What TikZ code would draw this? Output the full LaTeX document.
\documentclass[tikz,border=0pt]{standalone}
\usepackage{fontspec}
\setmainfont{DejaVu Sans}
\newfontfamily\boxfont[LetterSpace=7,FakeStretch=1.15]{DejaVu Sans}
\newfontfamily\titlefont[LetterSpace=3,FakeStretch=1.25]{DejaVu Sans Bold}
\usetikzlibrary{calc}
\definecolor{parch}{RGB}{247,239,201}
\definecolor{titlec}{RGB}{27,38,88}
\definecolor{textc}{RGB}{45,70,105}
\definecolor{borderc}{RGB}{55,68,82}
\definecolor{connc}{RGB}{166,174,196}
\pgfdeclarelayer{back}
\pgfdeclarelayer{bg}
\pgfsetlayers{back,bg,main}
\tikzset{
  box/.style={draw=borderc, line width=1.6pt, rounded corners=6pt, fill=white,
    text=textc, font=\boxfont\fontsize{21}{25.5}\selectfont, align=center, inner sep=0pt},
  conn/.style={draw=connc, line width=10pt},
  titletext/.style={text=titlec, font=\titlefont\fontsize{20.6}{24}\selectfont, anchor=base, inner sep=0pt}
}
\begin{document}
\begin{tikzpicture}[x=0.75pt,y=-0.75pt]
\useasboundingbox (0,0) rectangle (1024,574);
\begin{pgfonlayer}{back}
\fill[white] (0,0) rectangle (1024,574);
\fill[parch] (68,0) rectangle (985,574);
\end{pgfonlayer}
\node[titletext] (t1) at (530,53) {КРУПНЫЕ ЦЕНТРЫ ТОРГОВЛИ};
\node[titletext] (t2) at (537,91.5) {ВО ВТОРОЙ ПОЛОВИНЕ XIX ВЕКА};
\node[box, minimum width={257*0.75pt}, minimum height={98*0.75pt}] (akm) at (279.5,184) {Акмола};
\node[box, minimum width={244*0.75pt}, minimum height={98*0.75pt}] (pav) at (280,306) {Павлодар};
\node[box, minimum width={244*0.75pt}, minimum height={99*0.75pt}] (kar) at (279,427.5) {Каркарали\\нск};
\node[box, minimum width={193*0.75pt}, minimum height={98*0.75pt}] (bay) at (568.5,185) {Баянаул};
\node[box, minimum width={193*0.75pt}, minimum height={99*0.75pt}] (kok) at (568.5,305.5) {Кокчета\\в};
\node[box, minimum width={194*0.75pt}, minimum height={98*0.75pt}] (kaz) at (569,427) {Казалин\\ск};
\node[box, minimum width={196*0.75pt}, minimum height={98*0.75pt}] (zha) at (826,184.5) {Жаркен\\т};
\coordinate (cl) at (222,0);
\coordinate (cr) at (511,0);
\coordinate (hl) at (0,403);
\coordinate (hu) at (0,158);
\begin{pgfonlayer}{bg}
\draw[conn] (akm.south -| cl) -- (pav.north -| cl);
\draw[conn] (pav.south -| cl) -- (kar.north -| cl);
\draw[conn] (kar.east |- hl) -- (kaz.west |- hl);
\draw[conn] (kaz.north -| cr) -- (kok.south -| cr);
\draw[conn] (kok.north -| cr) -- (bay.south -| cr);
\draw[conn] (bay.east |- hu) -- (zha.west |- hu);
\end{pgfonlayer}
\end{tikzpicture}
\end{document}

--

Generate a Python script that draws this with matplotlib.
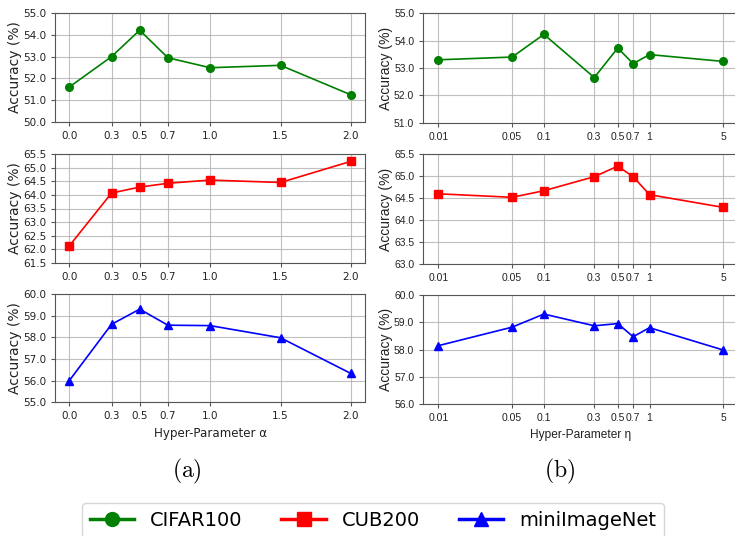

### Problem details:
Which lines of the data above contain "this"? Copy each one.

### Worked solution:
What TikZ code would draw this? Output the full LaTeX document.
Generate a Python script that draws this with matplotlib.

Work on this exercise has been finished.